In the constant current scenario, the EV battery pack started at 40°C with a target of 30°C, coolant at 20°C, and a discharge rate of 1.5C. The fuzzy PID controller demonstrated significantly faster response compared to traditional PID. As shown in simulation results, the fuzzy PID reduced the battery pack temperature to near 30°C in about 1300 seconds, whereas traditional PID required approximately 3300 seconds—a 45.83% improvement in response time. Moreover, the fuzzy PID maintained a smaller temperature deviation, with the final temperature at 30.0°C versus 30.52°C for traditional PID. The pump speed under fuzzy PID surged initially to 5000 rpm for rapid cooling, then adjusted smoothly as the temperature approached the target, whereas traditional PID showed a sluggish pump speed rise, peaking around 500 rpm. To test robustness, I introduced coolant temperature step changes (to 35°C at 600–720 s and 10°C at 1320–1440 s). The fuzzy PID controller exhibited smaller temperature fluctuations and quicker recovery, highlighting its adaptability for the EV battery pack.
For the flight condition, I analyzed a typical profile for a small two-seat electric aircraft, including phases like ground preparation, taxiing, takeoff, climb, cruise, descent, and landing. The power demands and energy reserves are listed in Table 5. The discharge current I for each phase was calculated using:
$$ I = \frac{P}{U} $$
where P is power and U is the total battery pack voltage (216 V). Substituting into the heat generation formula yielded time-varying heat rates, as plotted over the flight duration. This profile was input into the AMESim model for co-simulation with the fuzzy PID controller.
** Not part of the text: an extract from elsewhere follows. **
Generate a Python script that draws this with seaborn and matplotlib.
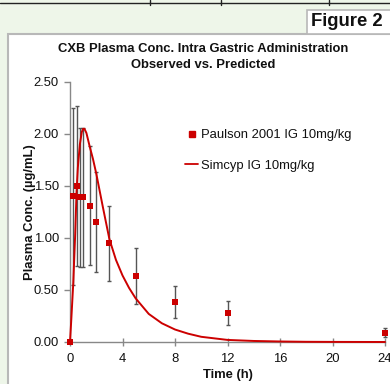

| Flight Phase | Time (s) | Power Demand (kW) | Energy Reserve (kWh) |
|---|---|---|---|
| Ground Preparation | 120 | 5 | 0.17 |
| Ground Taxiing | 15 | 21 | 0.09 |
| Takeoff Run | 6 | 24 | 0.04 |
| Climb | 394 | 15 | 1.64 |
| Cruise | 3000 | 5 | 4.17 |
| Descent | 665 | 2 | 0.37 |
| Landing Run | 10 | 9 | 0.25 |
| Total | 4210 | – | 6.73 |
| With 20% Margin | – | – | 8.41 |
The simulation results under flight conditions further affirmed the superiority of the fuzzy PID controller for the EV battery pack. With traditional PID, the battery pack temperature took about 3500 seconds to stabilize at 32.98°C, still 2.98°C above the 30°C target. In contrast, fuzzy PID achieved stabilization at 29.9°C within approximately 1200 seconds, reducing the response time by 65.70% and maintaining a mere 0.1°C deviation. The pump speed with fuzzy PID responded promptly, reaching 5000 rpm early to counteract high heat generation, then modulating efficiently. Traditional PID, however, showed delayed and limited pump speed adjustments, inadequate for the dynamic thermal demands of the EV battery pack during flight.
In summary, this study demonstrates that a fuzzy PID-based control strategy significantly enhances the thermal management of EV battery packs for electric aircraft. The key findings are: First, the fuzzy PID controller provides faster response times—45.83% improvement in constant current conditions and 65.70% in flight conditions—ensuring the EV battery pack temperature rapidly converges to the target. Second, the algorithm exhibits strong adaptability to nonlinear and time-varying thermal dynamics, with pump speed adjustments that are both rapid and precise, avoiding over-cooling or insufficient cooling. Third, the robustness of fuzzy PID is evident in handling disturbances like coolant temperature variations, making it suitable for real-world aviation environments. These advantages underscore the potential of fuzzy PID control in optimizing the performance and safety of EV battery packs, contributing to the advancement of electric aircraft technology. Future work could explore integration with other cooling methods or advanced machine learning techniques for even greater efficiency.